Hegseth, until recently a Fox News host, was accused of sexual assault in 2017. While he denies the allegation, he struck a confidential settlement with his accuser.
In an interview on CNN this month, Hegseth’s lawyer, Timothy Parlatore, said the woman was free to speak publicly. But, he warned, “if she repeats these false statements, then she will be subject to a defamation lawsuit.”
Parlatore, who previously represented Trump, said in an interview that he had delivered a similar warning directly to the accuser’s lawyer. “I suspect that she’s not going to come forward at all,” Parlatore said. “There’s no benefit. It’s all downside.”
Parlatore has also recently warned news outlets, including Vanity Fair and The New Yorker, that their planned articles about Hegseth’s past, including drinking and marital problems, could be defamatory, potentially exposing them to litigation, according to four people at the magazines and an email reviewed by the Times. Despite the warnings, both outlets published the articles. (Hegseth has denied having a drinking problem.)
Parlatore said he was not trying to squelch negative coverage by issuing baseless threats. Instead, he said, he was seeking to prevent the spread of false information about his client. “I don’t threaten things that I don’t intend to do,” he said. (Parlatore previously sued a Times reporter for defamation on behalf of a former Navy SEAL, Edward Gallagher. Gallagher later dropped the suit.)
Other lawyers representing prominent conservatives portrayed the growing popularity of libel litigation as a bipartisan trend, pointing to successful lawsuits against Fox News, Alex Jones and Rudy Giuliani. But those cases were brought by private companies and individuals, not those seeking or holding public office.
Patel, who held senior positions in the first Trump administration, said before the election that he would use a job in the next administration “to come after the people in the media who lied about American citizens, who helped Joe Biden rig presidential elections.”
Patel’s most recent threat was aimed not at a journalist but at Olivia Troye, who was a senior aide to Vice-President Mike Pence. In a recent MSNBC appearance, Troye denounced Patel as a delusional liar. Patel’s lawyer, Jesse R. Binnall, fired off a letter demanding that she publicly retract her remarks. Absent a retraction, he wrote, “Mr Patel will take swift legal action to uphold his rights and reputation.”
In response, Troye’s lawyer, Mark S. Zaid, sent Binnall an image of a Monty Python character sticking out his tongue in a taunt.
Patel and Binnall have routinely threatened or filed libel lawsuits. In 2021, Patel created the Kash Patel Legal Offence Trust, in part to finance such suits.
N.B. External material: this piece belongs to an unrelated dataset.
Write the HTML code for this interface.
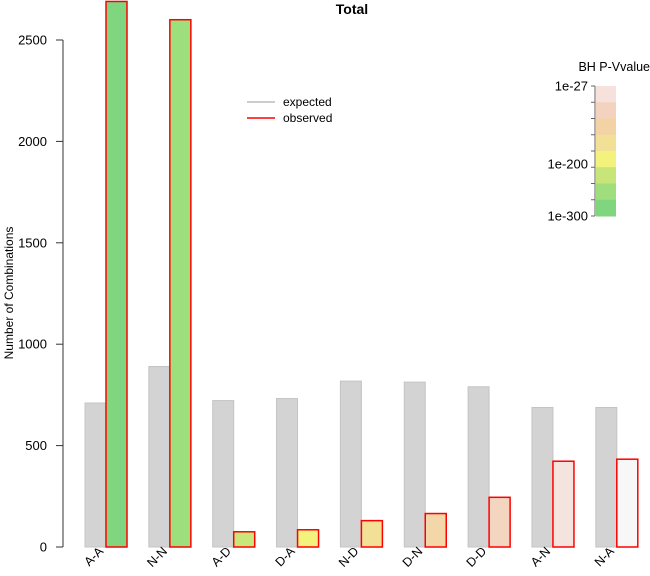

The trust helped bankroll a defamation suit that Richard Grenell, a senior official in the first Trump administration, brought against Troye in 2022, according to a court filing in the case. Troye has sought to have the lawsuit dismissed.
Binnall is also Grenell’s lawyer. His other clients in defamation cases have included Trump’s former national security adviser Michael T. Flynn; a former Republican congressman, Devin Nunes; and Lieutenant Governor Mark Robinson of North Carolina, who recently sued CNN for linking him to lewd comments on pornography websites. (Robinson denied posting the comments. CNN is seeking to have the suit dismissed.) Binnall also has a suit pending against the Times on behalf of the right-wing group 1st Amendment Praetorian.
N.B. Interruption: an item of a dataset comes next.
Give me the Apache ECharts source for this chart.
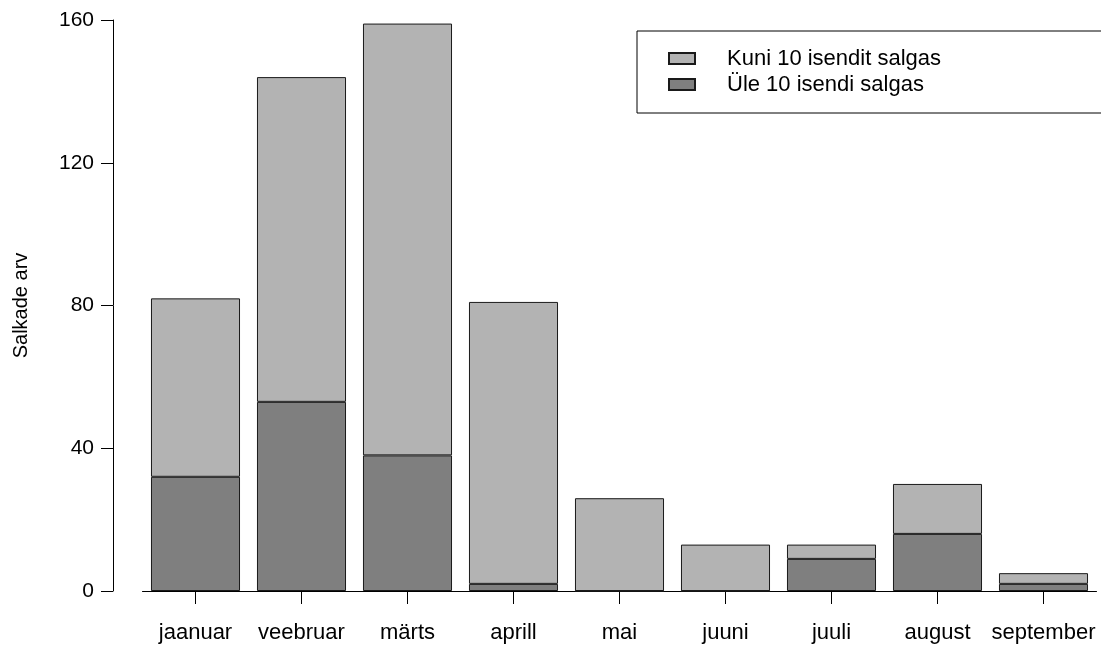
<!DOCTYPE html>
<html>
<head>
<meta charset="utf-8">
<script src="https://cdn.jsdelivr.net/npm/echarts@6/dist/echarts.min.js"></script>
<style>html,body{margin:0;padding:0;background:#fff}#c{width:1101px;height:645px}</style>
</head>
<body>
<div id="c"></div>
<script>
const months = ['jaanuar','veebruar','märts','aprill','mai','juuni','juuli','august','september'];
const over10 = [32, 53, 38, 2, 0, 0, 9, 16, 2];
const upTo10 = [50, 91, 121, 79, 26, 13, 4, 14, 3];
const yTicks = [0, 40, 80, 120, 160];
const seriesNames = ['Kuni 10 isendit salgas', 'Üle 10 isendi salgas'];

const FONT = 'Liberation Sans, Arial, Helvetica, sans-serif';
const chart = echarts.init(document.getElementById('c'), null, {renderer: 'canvas'});
chart.setOption({
  animation: false,
  backgroundColor: '#fff',
  textStyle: {fontFamily: FONT},
  grid: {left: 142.5, right: 4.5, top: 20, bottom: 54, containLabel: false},
  legend: {
    data: [seriesNames[0], seriesNames[1]],
    orient: 'vertical',
    left: 637, top: 31,
    padding: [16.5, 300, 17.5, 31],
    itemWidth: 26, itemHeight: 11,
    itemGap: 4,
    borderColor: '#000', borderWidth: 1,
    icon: 'rect',
    textStyle: {fontSize: 22, color: '#000', fontFamily: FONT, lineHeight: 22, padding: [0, 0, 0, 27]}
  },
  xAxis: {
    type: 'category',
    data: months,
    axisLine: {show: true, lineStyle: {color: '#000', width: 1}},
    axisTick: {show: true, alignWithLabel: true, length: 13, lineStyle: {color: '#000'}},
    axisLabel: {fontSize: 22, color: '#000', margin: 31, fontFamily: FONT, interval: 0},
    splitLine: {show: false}
  },
  yAxis: {
    type: 'value',
    min: yTicks[0], max: yTicks[yTicks.length - 1], interval: 40,
    offset: 29.5,
    name: 'Salkade arv',
    nameLocation: 'middle',
    nameGap: 82,
    nameTextStyle: {fontSize: 20, color: '#000', fontFamily: FONT},
    axisLine: {show: true, lineStyle: {color: '#000', width: 1}},
    axisTick: {show: true, length: 12, lineStyle: {color: '#000'}},
    axisLabel: {fontSize: 21, color: '#000', margin: 19, fontFamily: FONT},
    splitLine: {show: false}
  },
  series: [
    {
      name: seriesNames[1], type: 'bar', stack: 'tot', data: over10,
      barCategoryGap: '16%',
      itemStyle: {color: '#7f7f7f', borderColor: '#1a1a1a', borderWidth: 1}
    },
    {
      name: seriesNames[0], type: 'bar', stack: 'tot', data: upTo10,
      barCategoryGap: '16%',
      itemStyle: {color: '#b3b3b3', borderColor: '#1a1a1a', borderWidth: 1}
    }
  ]
});
</script>
</body>
</html>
Lawyers like Binnall “have been using lawfare against perceived and actual enemies for years,” Zaid, the lawyer for Troye, said in an interview, describing the tactics as an attempt at intimidation.
Over the decades, Trump himself has filed repeated lawsuits against media companies and others for what he considered unfair or unfavourable coverage. Aside from his settlement with ABC News, Trump has hardly ever prevailed. He currently has a pending libel suit against the board that hands out Pulitzer Prizes. In October, he sued CBS News, contending that it engaged in deceptive trade practices in a 60 Minutes interview of Vice-President Kamala Harris.
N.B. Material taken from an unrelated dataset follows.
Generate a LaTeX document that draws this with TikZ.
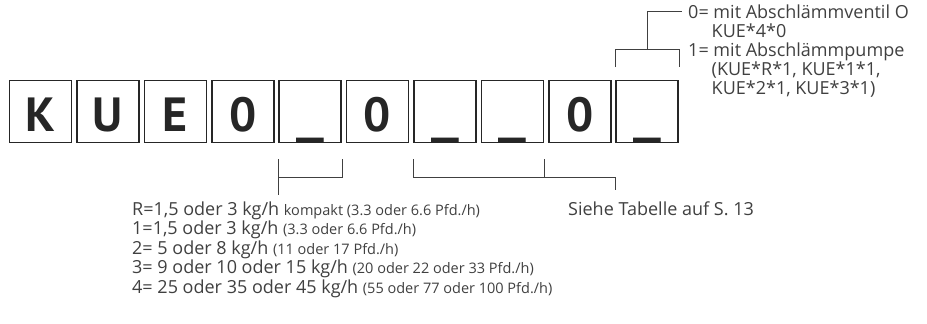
\documentclass[tikz,border=0pt]{standalone}
\usepackage{fontspec}
\usepackage{graphicx}
\setmainfont{Open Sans}
\newfontfamily\boxfont{PT Sans}
\usetikzlibrary{positioning}
\definecolor{inkgray}{HTML}{404040}
\definecolor{boxline}{HTML}{262626}
\tikzset{
  digit/.style={draw=boxline, line width=1.6pt, minimum width=62pt, minimum height=62pt,
    inner sep=0pt, text height=40pt, text depth=1pt, text=boxline,
    font=\boxfont\fontsize{48}{48}\selectfont\bfseries},
  lead/.style={draw=inkgray, line width=0.8pt},
  note/.style={text=inkgray, inner sep=0pt, anchor=base west,
    font=\fontsize{18}{19}\selectfont},
}
\newcommand{\klein}[1]{{\fontsize{14.5}{15}\selectfont #1}}
\newcommand{\blank}{\raisebox{-1.5pt}{\scalebox{1.3}[1]{\_}}}
\begin{document}
\begin{tikzpicture}[x=1pt,y=-1pt]
  \useasboundingbox (0,0) rectangle (927,324);
  % code boxes
  \foreach \ch [count=\i] in {K,U,E,0,\blank,0,\blank,\blank,0,\blank}
    \node[digit] (b\i) at ({40.5+(\i-1)*67.4},111.5) {\ch};

  % sizes
  \node[note] (l1) at (132,215) {R=1,5 oder 3 kg/h \klein{kompakt (3.3 oder 6.6 Pfd./h)}};
  \node[note] (l2) at ([yshift=-19.5pt]l1.base west) {1=1,5 oder 3 kg/h \klein{(3.3 oder 6.6 Pfd./h)}};
  \node[note] (l3) at ([yshift=-19.5pt]l2.base west) {2= 5 oder 8 kg/h \klein{(11 oder 17 Pfd./h)}};
  \node[note] (l4) at ([yshift=-19.5pt]l3.base west) {3= 9 oder 10 oder 15 kg/h \klein{(20 oder 22 oder 33 Pfd./h)}};
  \node[note] (l5) at ([yshift=-19.5pt]l4.base west) {4= 25 oder 35 oder 45 kg/h \klein{(55 oder 77 oder 100 Pfd./h)}};
  \node[note] (tab) at (568,215) {Siehe Tabelle auf S. 13};

  % options
  \node[note] (o1) at (688,18) {0= mit Abschlämmventil O};
  \node[note] (o2) at ([xshift=23.5pt,yshift=-19pt]o1.base west) {KUE*4*0};
  \node[note] (o3) at ([yshift=-38pt]o1.base west) {1= mit Abschlämmpumpe};
  \node[note] (o4) at ([xshift=23.5pt,yshift=-19pt]o3.base west) {(KUE*R*1, KUE*1*1,};
  \node[note] (o5) at ([yshift=-19pt]o4.base west) {KUE*2*1, KUE*3*1)};

  % brackets
  \coordinate (k1) at ([yshift=-34.5pt]b5.south west);
  \coordinate (r1) at ([yshift=-52pt]b5.south west);
  \draw[lead] ([yshift=-16pt]b5.south west) -- (r1);
  \draw[lead] ([yshift=-16pt]b5.south east) |- (k1);

  \coordinate (k2) at ([yshift=-34.5pt]b7.south west);
  \coordinate (t2) at ([yshift=-46.5pt]b10.south west);
  \draw[lead] ([yshift=-16pt]b7.south west) -- (k2) -| (t2);
  \draw[lead] ([yshift=-16pt]b8.south east) -- (k2 -| b8.south east);

  \draw[lead] ([yshift=12.5pt]b10.north west) -- ([yshift=30.5pt]b10.north west)
    -- ([yshift=30.5pt]b10.north east) -- ([yshift=12.5pt]b10.north east);
  \draw[lead] ([yshift=30.5pt]b10.north) |- ([xshift=-6pt]o1.west);
\end{tikzpicture}
\end{document}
In a 10-page letter sent days before the November election, a lawyer for Trump, Edward Andrew Paltzik, accused the Times of publishing three articles that were “deceptive, malicious, intentional, defamatory, disparaging, distorted, fabricated, false, and misleading.” The letter demanded that the Times retract and apologise for the pieces.
Otherwise, Paltzik wrote, “President Trump will have no alternative but to enforce his legal and equitable rights.” He concluded, “BE GUIDED ACCORDINGLY.”
David McCraw, a lawyer for the Times, responded two days later. He defended the articles’ accuracy. And he described Paltzik’s letter as “premised on the deeply troubling notion that anyone who dares to report unfavourable facts about a presidential candidate is engaged in ‘sabotage’ (as opposed to, say, contributing to the free exchange of information and ideas that makes our democracy possible).”